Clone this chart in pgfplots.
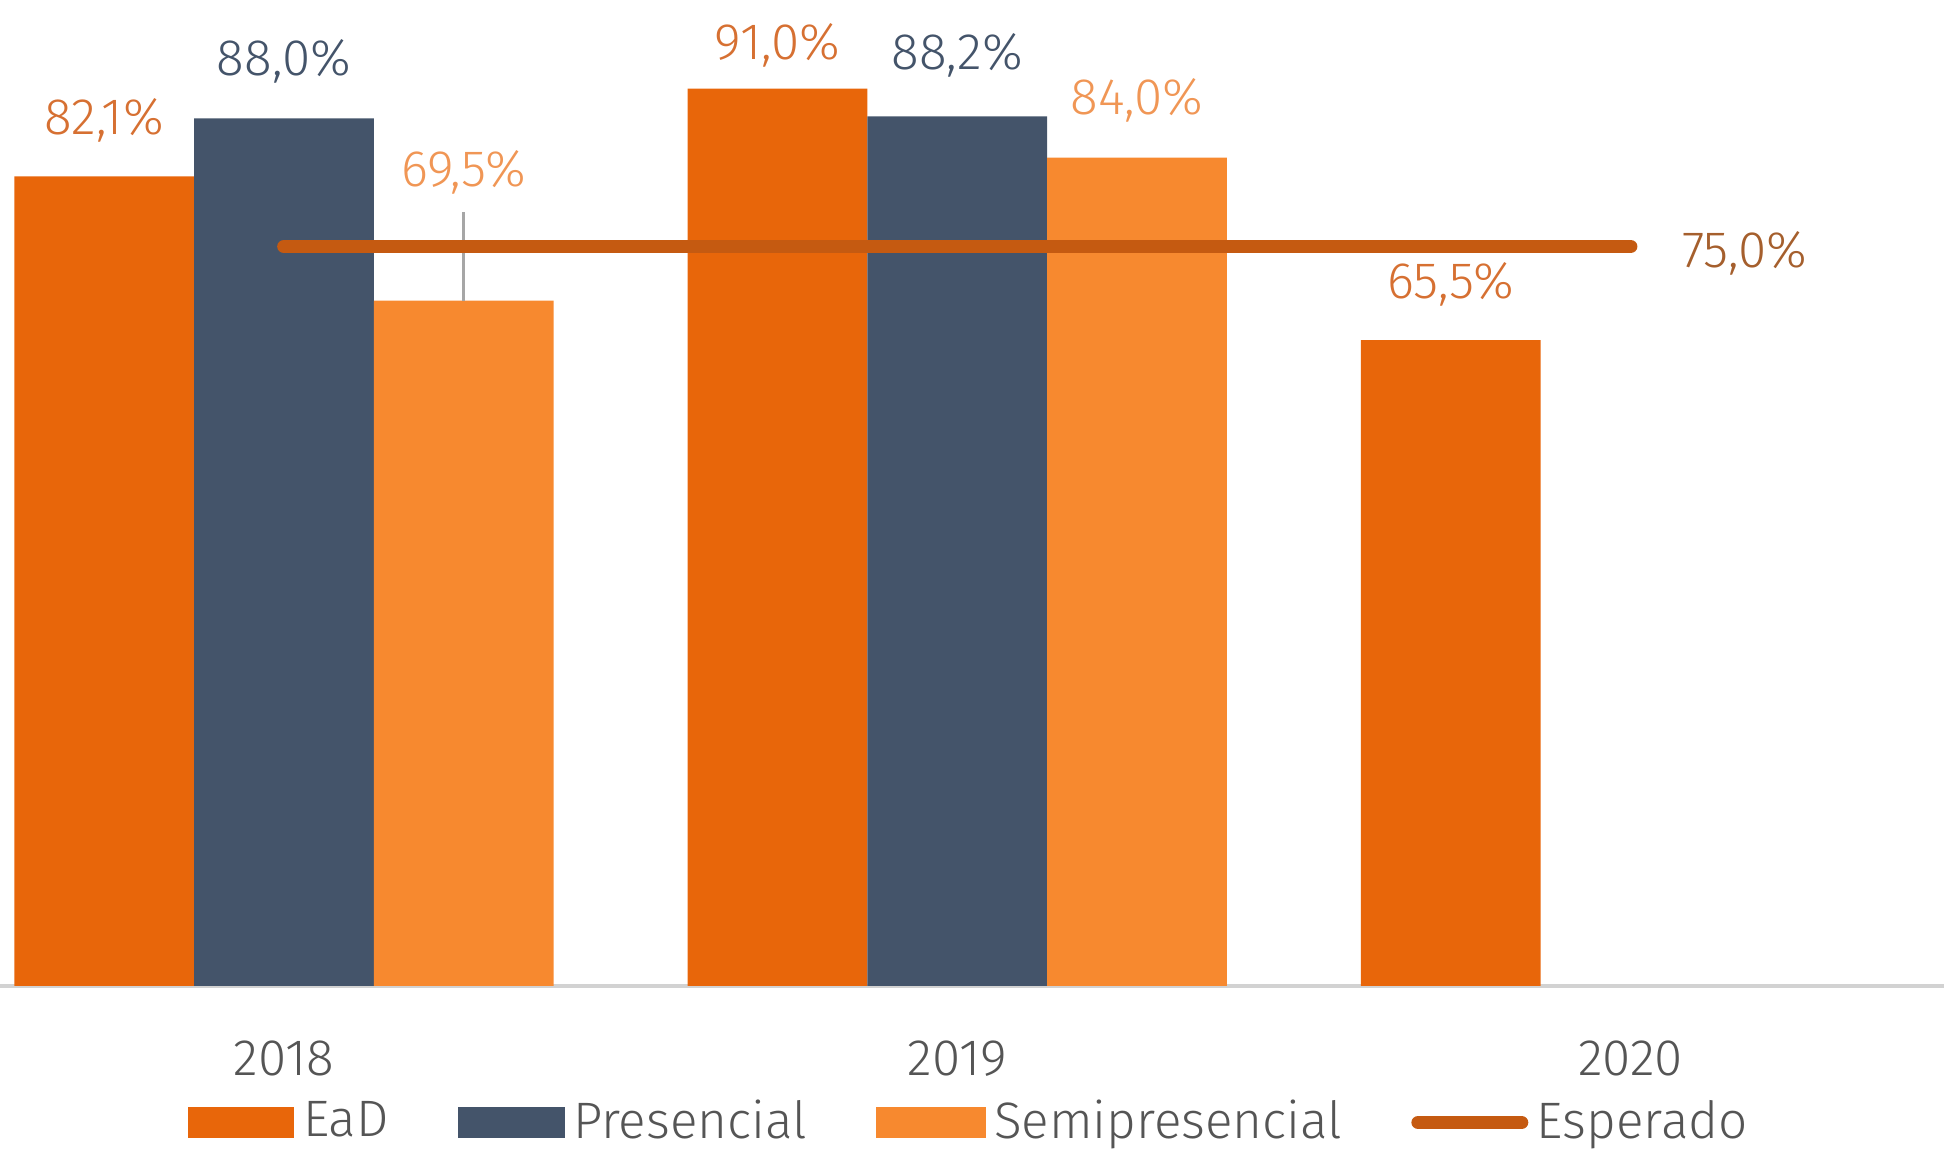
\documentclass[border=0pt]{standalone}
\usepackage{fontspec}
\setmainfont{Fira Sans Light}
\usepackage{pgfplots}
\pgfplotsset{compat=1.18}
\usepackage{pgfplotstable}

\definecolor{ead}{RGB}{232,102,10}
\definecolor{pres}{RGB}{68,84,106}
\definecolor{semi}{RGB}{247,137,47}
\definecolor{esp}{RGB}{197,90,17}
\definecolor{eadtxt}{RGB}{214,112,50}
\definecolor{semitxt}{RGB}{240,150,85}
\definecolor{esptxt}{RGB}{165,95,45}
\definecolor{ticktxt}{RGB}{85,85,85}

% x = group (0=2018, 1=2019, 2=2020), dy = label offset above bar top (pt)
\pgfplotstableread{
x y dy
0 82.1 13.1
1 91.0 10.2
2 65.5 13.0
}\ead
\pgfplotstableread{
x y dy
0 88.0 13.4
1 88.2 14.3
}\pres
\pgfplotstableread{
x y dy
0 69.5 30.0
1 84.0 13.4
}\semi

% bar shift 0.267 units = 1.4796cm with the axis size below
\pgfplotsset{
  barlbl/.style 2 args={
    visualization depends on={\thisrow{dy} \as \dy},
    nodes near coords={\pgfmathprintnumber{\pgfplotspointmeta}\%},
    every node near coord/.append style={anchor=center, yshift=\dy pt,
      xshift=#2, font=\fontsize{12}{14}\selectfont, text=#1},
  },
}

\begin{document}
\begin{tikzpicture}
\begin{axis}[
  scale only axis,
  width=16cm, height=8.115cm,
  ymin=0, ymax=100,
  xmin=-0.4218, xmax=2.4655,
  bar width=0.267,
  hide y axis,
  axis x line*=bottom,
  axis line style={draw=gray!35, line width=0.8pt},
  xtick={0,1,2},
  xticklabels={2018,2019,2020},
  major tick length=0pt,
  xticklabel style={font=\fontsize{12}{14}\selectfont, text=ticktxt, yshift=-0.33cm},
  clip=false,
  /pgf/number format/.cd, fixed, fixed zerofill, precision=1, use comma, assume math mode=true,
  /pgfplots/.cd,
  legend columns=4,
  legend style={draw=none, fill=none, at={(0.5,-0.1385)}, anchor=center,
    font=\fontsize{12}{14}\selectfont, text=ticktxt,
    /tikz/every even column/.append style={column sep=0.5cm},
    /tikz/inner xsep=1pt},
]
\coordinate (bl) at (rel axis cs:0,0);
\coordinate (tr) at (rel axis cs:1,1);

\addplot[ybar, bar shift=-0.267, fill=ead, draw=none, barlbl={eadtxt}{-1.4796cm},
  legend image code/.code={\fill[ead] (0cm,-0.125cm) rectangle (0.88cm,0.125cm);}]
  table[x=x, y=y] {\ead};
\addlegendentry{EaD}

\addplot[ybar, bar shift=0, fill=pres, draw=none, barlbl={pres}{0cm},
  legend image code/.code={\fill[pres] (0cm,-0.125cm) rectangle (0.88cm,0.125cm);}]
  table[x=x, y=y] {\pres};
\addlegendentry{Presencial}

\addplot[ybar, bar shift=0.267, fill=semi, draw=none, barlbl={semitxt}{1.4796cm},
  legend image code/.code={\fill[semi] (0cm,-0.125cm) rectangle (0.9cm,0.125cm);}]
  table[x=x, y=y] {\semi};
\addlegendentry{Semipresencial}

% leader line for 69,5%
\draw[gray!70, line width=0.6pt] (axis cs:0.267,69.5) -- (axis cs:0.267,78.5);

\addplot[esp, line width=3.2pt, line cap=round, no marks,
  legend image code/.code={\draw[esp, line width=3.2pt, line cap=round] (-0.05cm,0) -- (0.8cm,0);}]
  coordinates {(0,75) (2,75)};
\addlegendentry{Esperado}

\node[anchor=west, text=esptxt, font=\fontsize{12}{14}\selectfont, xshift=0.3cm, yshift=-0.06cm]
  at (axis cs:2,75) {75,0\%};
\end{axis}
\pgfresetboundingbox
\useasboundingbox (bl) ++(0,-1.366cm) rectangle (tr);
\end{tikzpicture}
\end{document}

========

**Instructions to follow**
Replicate the material above verbatim; images stay out of the copy.

**Written response**
Clone this chart in pgfplots.
\documentclass[border=0pt]{standalone}
\usepackage{fontspec}
\setmainfont{Fira Sans Light}
\usepackage{pgfplots}
\pgfplotsset{compat=1.18}
\usepackage{pgfplotstable}

\definecolor{ead}{RGB}{232,102,10}
\definecolor{pres}{RGB}{68,84,106}
\definecolor{semi}{RGB}{247,137,47}
\definecolor{esp}{RGB}{197,90,17}
\definecolor{eadtxt}{RGB}{214,112,50}
\definecolor{semitxt}{RGB}{240,150,85}
\definecolor{esptxt}{RGB}{165,95,45}
\definecolor{ticktxt}{RGB}{85,85,85}

% x = group (0=2018, 1=2019, 2=2020), dy = label offset above bar top (pt)
\pgfplotstableread{
x y dy
0 82.1 13.1
1 91.0 10.2
2 65.5 13.0
}\ead
\pgfplotstableread{
x y dy
0 88.0 13.4
1 88.2 14.3
}\pres
\pgfplotstableread{
x y dy
0 69.5 30.0
1 84.0 13.4
}\semi

% bar shift 0.267 units = 1.4796cm with the axis size below
\pgfplotsset{
  barlbl/.style 2 args={
    visualization depends on={\thisrow{dy} \as \dy},
    nodes near coords={\pgfmathprintnumber{\pgfplotspointmeta}\%},
    every node near coord/.append style={anchor=center, yshift=\dy pt,
      xshift=#2, font=\fontsize{12}{14}\selectfont, text=#1},
  },
}

\begin{document}
\begin{tikzpicture}
\begin{axis}[
  scale only axis,
  width=16cm, height=8.115cm,
  ymin=0, ymax=100,
  xmin=-0.4218, xmax=2.4655,
  bar width=0.267,
  hide y axis,
  axis x line*=bottom,
  axis line style={draw=gray!35, line width=0.8pt},
  xtick={0,1,2},
  xticklabels={2018,2019,2020},
  major tick length=0pt,
  xticklabel style={font=\fontsize{12}{14}\selectfont, text=ticktxt, yshift=-0.33cm},
  clip=false,
  /pgf/number format/.cd, fixed, fixed zerofill, precision=1, use comma, assume math mode=true,
  /pgfplots/.cd,
  legend columns=4,
  legend style={draw=none, fill=none, at={(0.5,-0.1385)}, anchor=center,
    font=\fontsize{12}{14}\selectfont, text=ticktxt,
    /tikz/every even column/.append style={column sep=0.5cm},
    /tikz/inner xsep=1pt},
]
\coordinate (bl) at (rel axis cs:0,0);
\coordinate (tr) at (rel axis cs:1,1);

\addplot[ybar, bar shift=-0.267, fill=ead, draw=none, barlbl={eadtxt}{-1.4796cm},
  legend image code/.code={\fill[ead] (0cm,-0.125cm) rectangle (0.88cm,0.125cm);}]
  table[x=x, y=y] {\ead};
\addlegendentry{EaD}

\addplot[ybar, bar shift=0, fill=pres, draw=none, barlbl={pres}{0cm},
  legend image code/.code={\fill[pres] (0cm,-0.125cm) rectangle (0.88cm,0.125cm);}]
  table[x=x, y=y] {\pres};
\addlegendentry{Presencial}

\addplot[ybar, bar shift=0.267, fill=semi, draw=none, barlbl={semitxt}{1.4796cm},
  legend image code/.code={\fill[semi] (0cm,-0.125cm) rectangle (0.9cm,0.125cm);}]
  table[x=x, y=y] {\semi};
\addlegendentry{Semipresencial}

% leader line for 69,5%
\draw[gray!70, line width=0.6pt] (axis cs:0.267,69.5) -- (axis cs:0.267,78.5);

\addplot[esp, line width=3.2pt, line cap=round, no marks,
  legend image code/.code={\draw[esp, line width=3.2pt, line cap=round] (-0.05cm,0) -- (0.8cm,0);}]
  coordinates {(0,75) (2,75)};
\addlegendentry{Esperado}

\node[anchor=west, text=esptxt, font=\fontsize{12}{14}\selectfont, xshift=0.3cm, yshift=-0.06cm]
  at (axis cs:2,75) {75,0\%};
\end{axis}
\pgfresetboundingbox
\useasboundingbox (bl) ++(0,-1.366cm) rectangle (tr);
\end{tikzpicture}
\end{document}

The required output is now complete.